For the three months to 30 September, Microsoft's net profit rocketed 17 per cent annually to $5.24bn (£3.23bn) on record sales which shot up 16 per cent year on year to $18.53bn - well above analysts' forecasts of $17.79bn.
Its Devices and Consumer revenue crept up four per cent compared to last year's Q1 to $7.46bn, but its Commercial revenue reached $11.2bn after seeing a 10 per cent year-on-year surge. Its enterprise sales spike was driven by its SQL Server sales which grew in double digits, along with its Lync, SharePoint and Exchange offerings which collectively grew a similar amount over the quarter, according to the vendor.
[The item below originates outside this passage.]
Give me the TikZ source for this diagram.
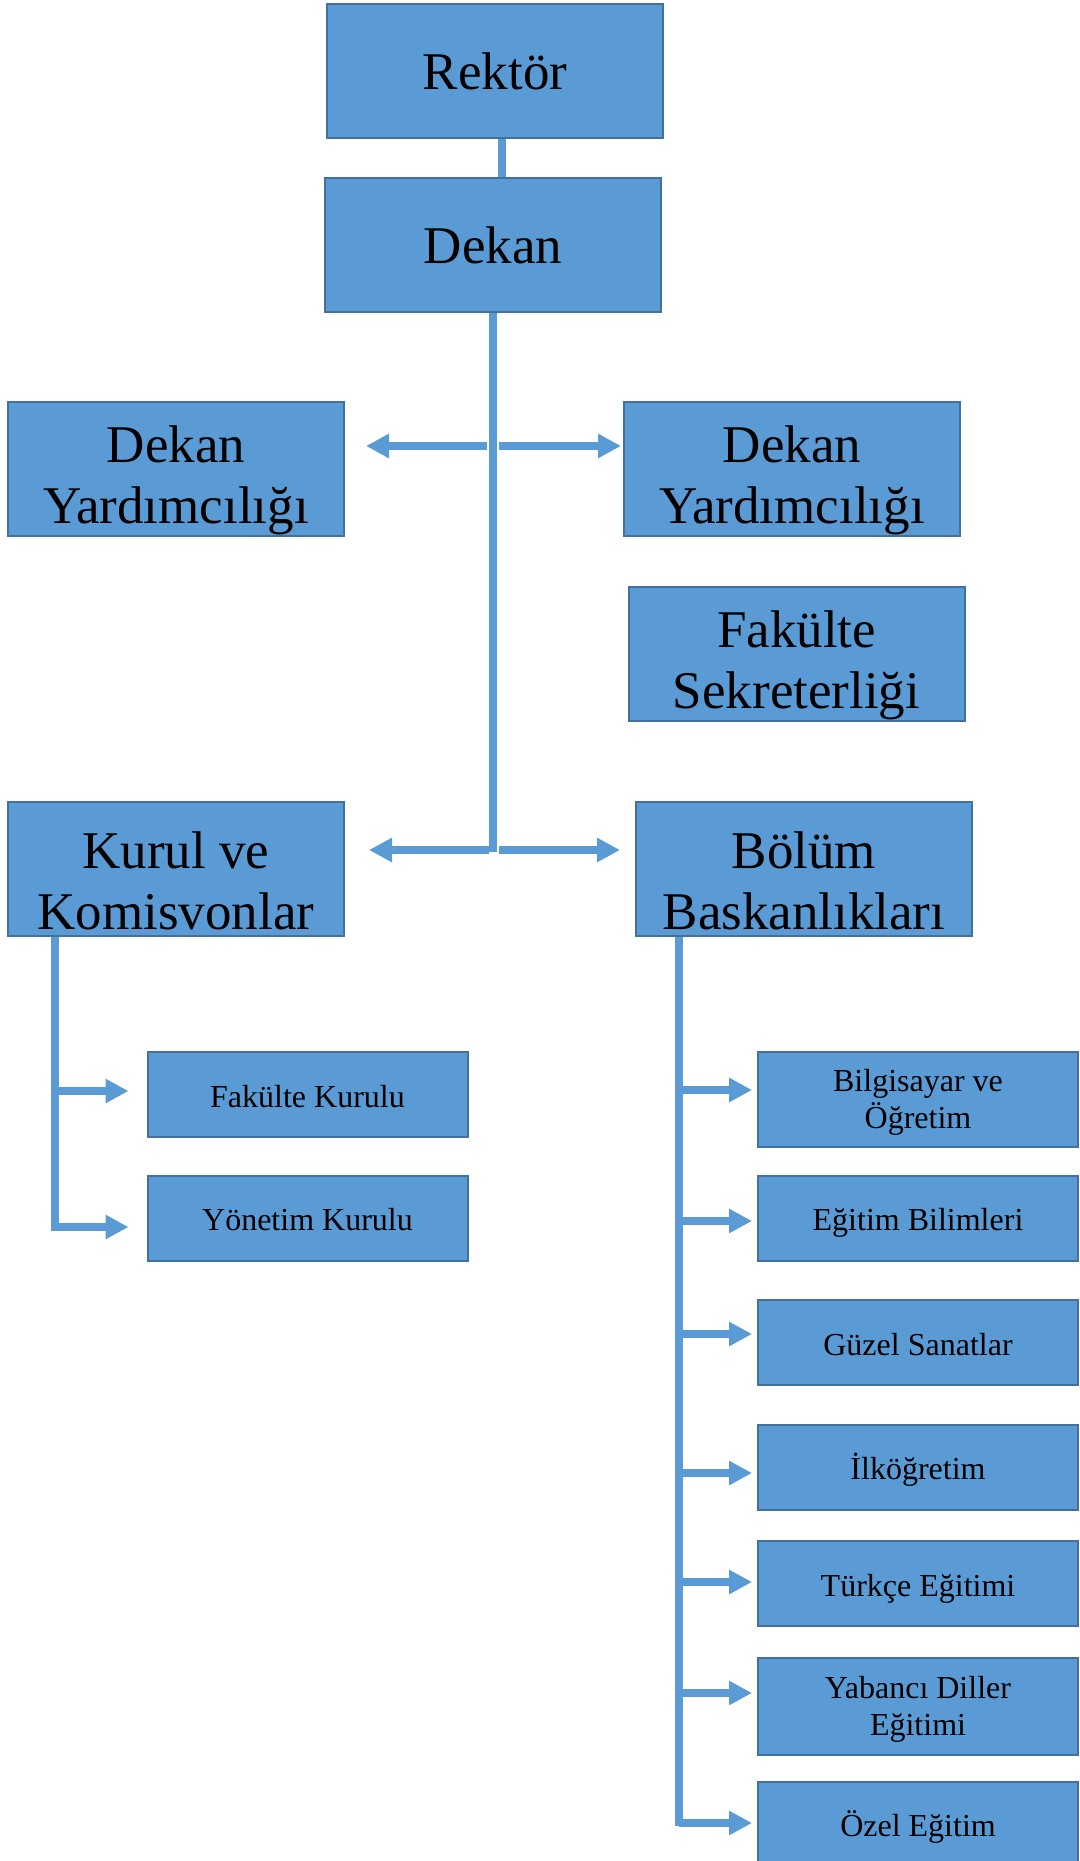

Commercial cloud revenue doubled in Q1 while its commercial licensing sales swelled seven per cent to $9.6bn - a figure Microsoft thinks will jump to between $10.7bn and $10.9bn in the next quarter.
In its full-year and Q4 results last quarter, the vendor absorbed a $900m writedown on the value of its Surface tablets, but this quarter it seemed more optimistic, claiming tablet sales grew to $400m following a sequential boom in both revenue and the number of units sold - although it did not divulge exact numbers.
Microsoft's chief financial officer Amy Hood said Surface was making great progress but the firm is not satisfied yet.
"We more than doubled the number of units we sold over the prior quarter," she said. "In terms of mix, Surface RT did better than expected. With Surface Pro, we saw some customers delay purchase in anticipation of Surface Pro 2 which delivers significantly improved battery and processor performance.
"While we feel good about the increased traction we saw with Surface this quarter, we know there is more to do."
Regionally, Microsoft said its US business and parts of Western Europe were particularly strong, but that China was struggling.
The software giant did not shed any more light on who will replace outgoing chief executive Steve Ballmer (pictured), but the Microsoft boss did say his firm's transition to becoming a devices and services firm was progressing at full steam.
"Our devices and services transformation is progressing and we are launching a wide range of compelling products and experiences this fall for both business and consumers," he said.
"Our new commercial services will help us continue to outgrow the enterprise market."